* _DATASET RECORDS_
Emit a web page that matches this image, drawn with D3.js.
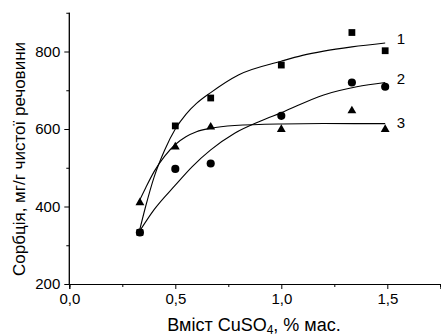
<!DOCTYPE html>
<html>
<head>
<meta charset="utf-8">
<script src="https://cdn.jsdelivr.net/npm/d3@7"></script>
<style>
  body { margin: 0; background: #fff; }
  svg { display: block; font-family: "Liberation Sans", Arial, sans-serif; }
</style>
</head>
<body>
<svg id="chart" width="441" height="336"></svg>
<script>
// measured points
const xPoints = [0.333, 0.5, 0.667, 1.0, 1.333, 1.49]
const series1 = [333, 608, 680, 765, 849, 802]
const series2 = [333, 497, 511, 634, 720, 709]
const series3 = [410, 554, 605, 599, 647, 599]

// fitted curves
const fit1X = [0.33, 0.36, 0.4, 0.45, 0.5, 0.55, 0.6, 0.667, 0.8, 1.0, 1.1, 1.2, 1.333, 1.49]
const fit1Y = [335, 400, 476, 546, 600, 638, 666, 694, 740, 775, 790, 801, 812, 822]
const fit2X = [0.33, 0.4, 0.5, 0.58, 0.667, 0.78, 0.9, 1.0, 1.2, 1.356, 1.49]
const fit2Y = [335, 392, 455, 503, 546, 589, 620, 642, 688, 709, 720]
const fit3X = [0.327, 0.36, 0.4, 0.45, 0.5, 0.55, 0.6, 0.667, 0.78, 1.0, 1.2, 1.49]
const fit3Y = [411, 448, 490, 530, 560, 580, 593, 602, 609, 613, 614, 614]

const seriesLabels = ["1", "2", "3"]
const labelY = [832, 729, 615]

const xMajor = [0, 0.5, 1.0, 1.5]
const xMinor = [0.25, 0.75, 1.25, 1.75]
const yMajor = [200, 400, 600, 800]
const yMinor = [300, 500, 700, 900]

const svg = d3.select("#chart")
svg.append("rect").attr("width", 441).attr("height", 336).attr("fill", "#fff")

const x = d3.scaleLinear().domain([0, 1.75]).range([69.3, 440.3])
const y = d3.scaleLinear().domain([200, 900]).range([284, 12.75])

const comma = (v) => d3.format(".1f")(v).replace(".", ",")

// x axis
const gx = svg.append("g").attr("transform", "translate(0,284)")
gx.call(d3.axisBottom(x).tickValues(xMajor).tickSize(5).tickPadding(4).tickFormat(comma))
gx.append("g").call(d3.axisBottom(x).tickValues(xMinor).tickSize(3).tickFormat(""))
gx.selectAll(".domain").attr("stroke", "#000")
gx.selectAll("text").attr("font-size", 15).attr("fill", "#000").attr("font-family", "Liberation Sans, Arial, sans-serif")

// y axis
const gy = svg.append("g").attr("transform", "translate(69.3,0)")
gy.call(d3.axisLeft(y).tickValues(yMajor).tickSize(5).tickPadding(4))
gy.append("g").call(d3.axisLeft(y).tickValues(yMinor).tickSize(3).tickFormat(""))
gy.selectAll("text").attr("font-size", 15).attr("fill", "#000").attr("font-family", "Liberation Sans, Arial, sans-serif")
gy.selectAll(".domain").attr("d", `M0,${y(900)}V${y(200)}`)

// fitted lines
const line = d3.line().x((d) => x(d[0])).y((d) => y(d[1])).curve(d3.curveMonotoneX)
const fits = [d3.zip(fit1X, fit1Y), d3.zip(fit2X, fit2Y), d3.zip(fit3X, fit3Y)]
svg.append("g").selectAll("path").data(fits).join("path")
  .attr("d", line).attr("fill", "none").attr("stroke", "#000").attr("stroke-width", 1.1)

// markers
const shapes = [
  { vals: series1, sym: d3.symbolSquare, size: 46 },
  { vals: series2, sym: d3.symbolCircle, size: 52 },
  { vals: series3, sym: d3.symbolTriangle, size: 34 },
]
shapes.forEach((s) => {
  svg.append("g").selectAll("path").data(xPoints.map((xv, i) => [xv, s.vals[i]])).join("path")
    .attr("transform", (d) => `translate(${x(d[0])},${y(d[1])})`)
    .attr("d", d3.symbol(s.sym, s.size)).attr("fill", "#000")
})

// series numbers
svg.append("g").selectAll("text").data(seriesLabels).join("text")
  .attr("x", x(1.545)).attr("y", (d, i) => y(labelY[i]))
  .attr("dy", "0.35em").attr("font-size", 15).text((d) => d)

// axis titles
svg.append("text").attr("transform", "translate(25,159) rotate(-90)")
  .attr("text-anchor", "middle").attr("font-size", 17)
  .text("Сорбція, мг/г чистої речовини")

const xt = svg.append("text").attr("x", 254).attr("y", 331)
  .attr("text-anchor", "middle").attr("font-size", 18)
xt.append("tspan").text("Вміст CuSO")
xt.append("tspan").attr("font-size", 12).attr("dy", 3).text("4")
xt.append("tspan").attr("dy", -3).text(", % мас.")
</script>
</body>
</html>
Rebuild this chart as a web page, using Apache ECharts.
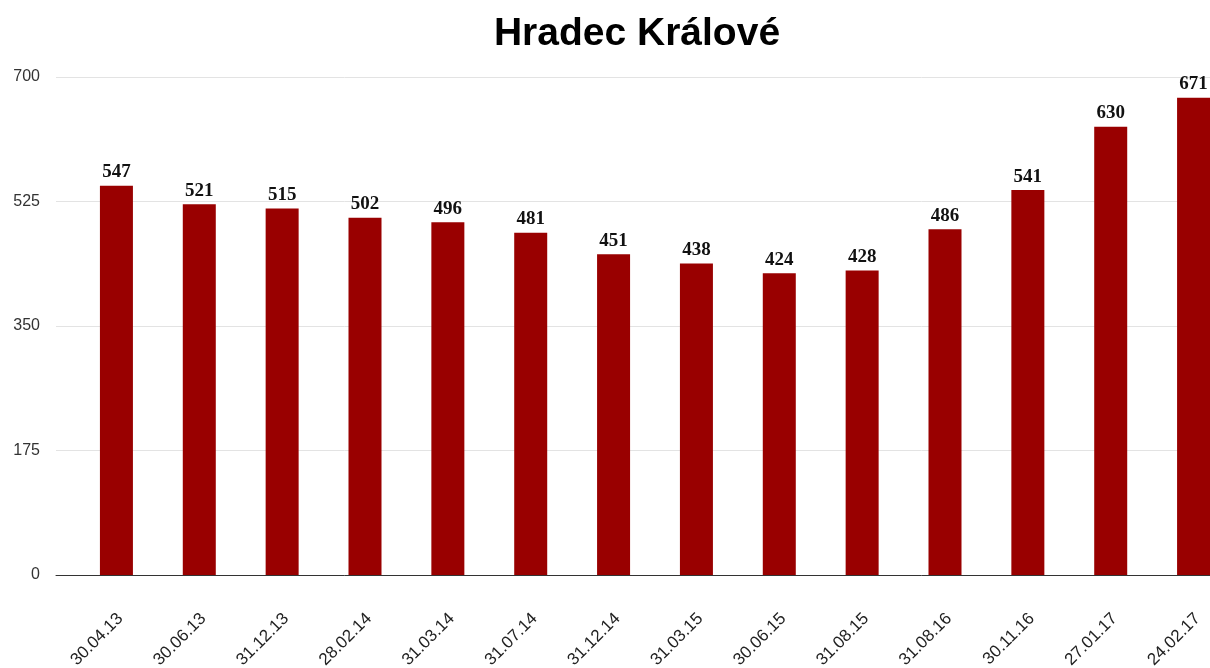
<!DOCTYPE html>
<html><head><meta charset="utf-8">
<script src="https://cdn.jsdelivr.net/npm/echarts@6/dist/echarts.min.js"></script>
<style>html,body{margin:0;padding:0;background:#fff}#c{width:1210px;height:668px}</style>
</head><body><div id="c"></div>
<script>
const categories = ['30.04.13','30.06.13','31.12.13','28.02.14','31.03.14','31.07.14','31.12.14','31.03.15','30.06.15','31.08.15','31.08.16','30.11.16','27.01.17','24.02.17'];
const values = [547,521,515,502,496,481,451,438,424,428,486,541,630,671];
const yTicks = [0,175,350,525,700];
const titleText = 'Hradec Králové';

const chart = echarts.init(document.getElementById('c'), null, {renderer:'canvas'});
chart.setOption({
  animation:false,
  backgroundColor:'#fff',
  title:{text:titleText,left:632,top:10,textAlign:'center',
    textStyle:{fontFamily:'Liberation Sans, Arial, sans-serif',fontWeight:'bold',fontSize:39,color:'#000'}},
  grid:[
    {left:56,top:77,width:1154,height:498,containLabel:false,outerBoundsMode:'none'},
    {left:75,top:77,width:1160,height:498,containLabel:false,outerBoundsMode:'none'},
    {left:79,top:77,width:1160,height:498,containLabel:false,outerBoundsMode:'none'}
  ],
  xAxis:[
    {gridIndex:0,type:'category',data:categories,axisLabel:{show:false},axisTick:{show:false},
      axisLine:{show:true,lineStyle:{color:'#333',width:1}}},
    {gridIndex:1,type:'category',data:categories,axisLine:{show:false},axisTick:{show:false},axisLabel:{show:false}},
    {gridIndex:2,type:'category',data:categories,axisLine:{show:false},axisTick:{show:false},
      axisLabel:{rotate:45,margin:41,interval:0,fontFamily:'Liberation Sans, Arial, sans-serif',fontSize:17,color:'#222'}}
  ],
  yAxis:[
    {gridIndex:0,type:'value',min:yTicks[0],max:yTicks[yTicks.length-1],interval:175,
      axisLine:{show:false},axisTick:{show:false},
      axisLabel:{margin:16,fontFamily:'Liberation Sans, Arial, sans-serif',fontSize:16,color:'#333'},
      splitLine:{lineStyle:{color:'#e3e3e3',width:1}}},
    {gridIndex:1,type:'value',min:yTicks[0],max:yTicks[yTicks.length-1],interval:175,show:false,splitLine:{show:false}},
    {gridIndex:2,type:'value',min:yTicks[0],max:yTicks[yTicks.length-1],interval:175,show:false,splitLine:{show:false}}
  ],
  series:[{
    type:'bar',xAxisIndex:1,yAxisIndex:1,data:values,barWidth:33,
    itemStyle:{color:'#990000'},
    label:{show:true,position:'top',distance:4,fontFamily:'Liberation Serif, Times New Roman, serif',fontSize:19,fontWeight:'bold',color:'#111'}
  }]
});
</script></body></html>
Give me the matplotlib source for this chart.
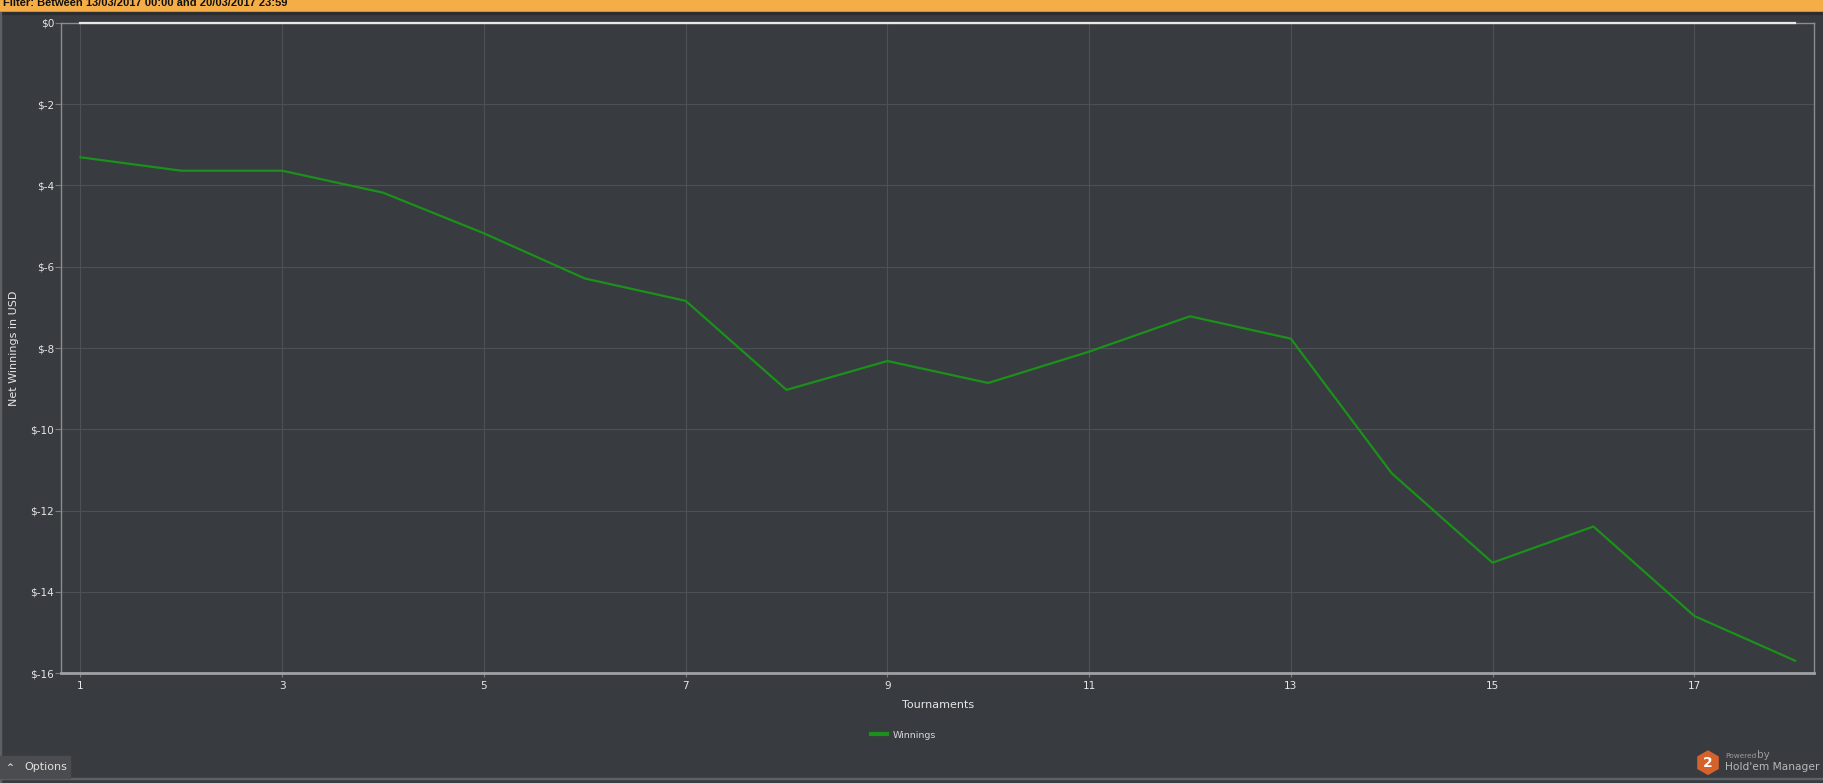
import matplotlib
matplotlib.use("Agg")
import matplotlib.pyplot as plt
from matplotlib.patches import Rectangle, RegularPolygon

# data
tournaments = [1, 2, 3, 4, 5, 6, 7, 8, 9, 10, 11, 12, 13, 14, 15, 16, 17, 18]
winnings = [-3.31, -3.64, -3.64, -4.18, -5.18, -6.29, -6.84, -9.03, -8.32,
            -8.86, -8.09, -7.22, -7.77, -11.08, -13.28, -12.39, -14.59, -15.69]
zero_line = [0, 0, 0, 0, 0, 0, 0, 0, 0, 0, 0, 0, 0, 0, 0, 0, 0, 0]
x_ticks = [1, 3, 5, 7, 9, 11, 13, 15, 17]
y_ticks = [0, -2, -4, -6, -8, -10, -12, -14, -16]
y_labels = ["$0", "$-2", "$-4", "$-6", "$-8", "$-10", "$-12", "$-14", "$-16"]
filter_text = "Filter: Between 13/03/2017 00:00 and 20/03/2017 23:59"

W, H = 1824, 783
BG = "#383b3f"
plt.rcParams['font.family'] = ['DejaVu Sans']


def px(x, y):
    # pixel position (from top left) -> figure fraction
    return x / W, 1 - y / H


fig = plt.figure(figsize=(W / 100, H / 100), dpi=100, facecolor=BG)

left, top, right, bottom = 61.3, 22.7, 1814.3, 673.3
ax = fig.add_axes([left / W, 1 - bottom / H, (right - left) / W, (bottom - top) / H])
ax.set_facecolor(BG)

ax.plot(tournaments, zero_line, color="#e8e8e8", lw=1.6, clip_on=False,
        zorder=4, label="_nolegend_")
ax.plot(tournaments, winnings, color="#1b911b", lw=1.6, label="Winnings", zorder=3)

ax.set_xlim(0.81, 18.19)
ax.set_ylim(-16, 0)
ax.set_xticks(x_ticks)
ax.set_yticks(y_ticks)
ax.set_yticklabels(y_labels)
ax.grid(True, color="#4d5054", lw=0.8)
ax.set_axisbelow(True)

ax.tick_params(axis="y", length=4, width=0.8, color="#7a7c80", pad=1,
               labelsize=7.6, labelcolor="#e6e6e6")
ax.tick_params(axis="x", length=3, width=0.8, color="#7a7c80", pad=2.5,
               labelsize=7.6, labelcolor="#e6e6e6")

for side in ["left", "right", "top"]:
    ax.spines[side].set_color("#8c8d90")
    ax.spines[side].set_linewidth(1)
ax.spines["bottom"].set_color("#a0a1a4")
ax.spines["bottom"].set_linewidth(2)

ax.set_xlabel("Tournaments", fontsize=8, color="#e6e6e6", va="center")
ax.xaxis.set_label_coords(0.5, -(705 - bottom) / (bottom - top))
ax.set_ylabel("Net Winnings in USD", fontsize=8, color="#e6e6e6", va="center")
ax.yaxis.set_label_coords((14 - left) / (right - left), 0.5)

leg = ax.legend(loc="center left", bbox_to_anchor=px(870.7, 735),
                bbox_transform=fig.transFigure, frameon=False, fontsize=6.8,
                handlelength=1.75, handletextpad=0.6, borderpad=0,
                borderaxespad=0, labelcolor="#d8d8d8")
for h in leg.get_lines():
    h.set_linewidth(3)

# header bar with the filter
fig.patches.append(Rectangle(px(0, 12), 1, 12 / H, transform=fig.transFigure,
                             color="#f4ad47", zorder=0))
fig.patches.append(Rectangle(px(0, 13.5), 1, 1.5 / H, transform=fig.transFigure,
                             color="#2b2d30", zorder=0))
fig.text(*px(3, 6.5), filter_text, family=["Liberation Sans", "DejaVu Sans"],
         weight="bold", fontsize=8, color="#111111", va="baseline", ha="left")

# window borders
fig.patches.append(Rectangle(px(0, H), 1.2 / W, 1 - 12 / H, transform=fig.transFigure,
                             color="#5e6064", zorder=0))
fig.patches.append(Rectangle(px(0, 779), 1, 1.5 / H, transform=fig.transFigure,
                             color="#5e6064", zorder=0))

# options button
fig.patches.append(Rectangle(px(0, 777.7), 70 / W, 21.7 / H, transform=fig.transFigure,
                             color="#4b4c4f", zorder=1))
fig.text(*px(10, 767.5), "^", fontsize=6, color="#e0e0e0", ha="center", va="center",
         weight="bold")
fig.text(*px(24, 766.7), "Options", fontsize=8, color="#e0e0e0", ha="left", va="center")

# powered by logo
hexagon = RegularPolygon((1708 / 100, (H - 762.7) / 100), numVertices=6, radius=0.125,
                         orientation=0, transform=fig.dpi_scale_trans,
                         facecolor="#d4622a", edgecolor="none")
fig.patches.append(hexagon)
fig.text(*px(1708, 763), "2", fontsize=10, weight="bold", color="white",
         ha="center", va="center")
fig.text(*px(1725, 758), "Powered", fontsize=5.3, color="#9c9c9c", ha="left",
         va="baseline")
fig.text(*px(1757, 758), "by", fontsize=7.5, color="#9c9c9c", ha="left",
         va="baseline")
fig.text(*px(1725, 769.5), "Hold'em Manager", fontsize=7.7, color="#b8b8b8",
         ha="left", va="baseline")

fig.savefig("out.png", dpi=100, facecolor=BG)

* _DESCRIPTION OF THE TASK_
Tally the lines of the records holding the word "page", then give only the resulting number.

* _ANSWER TO THIS PROBLEM_
2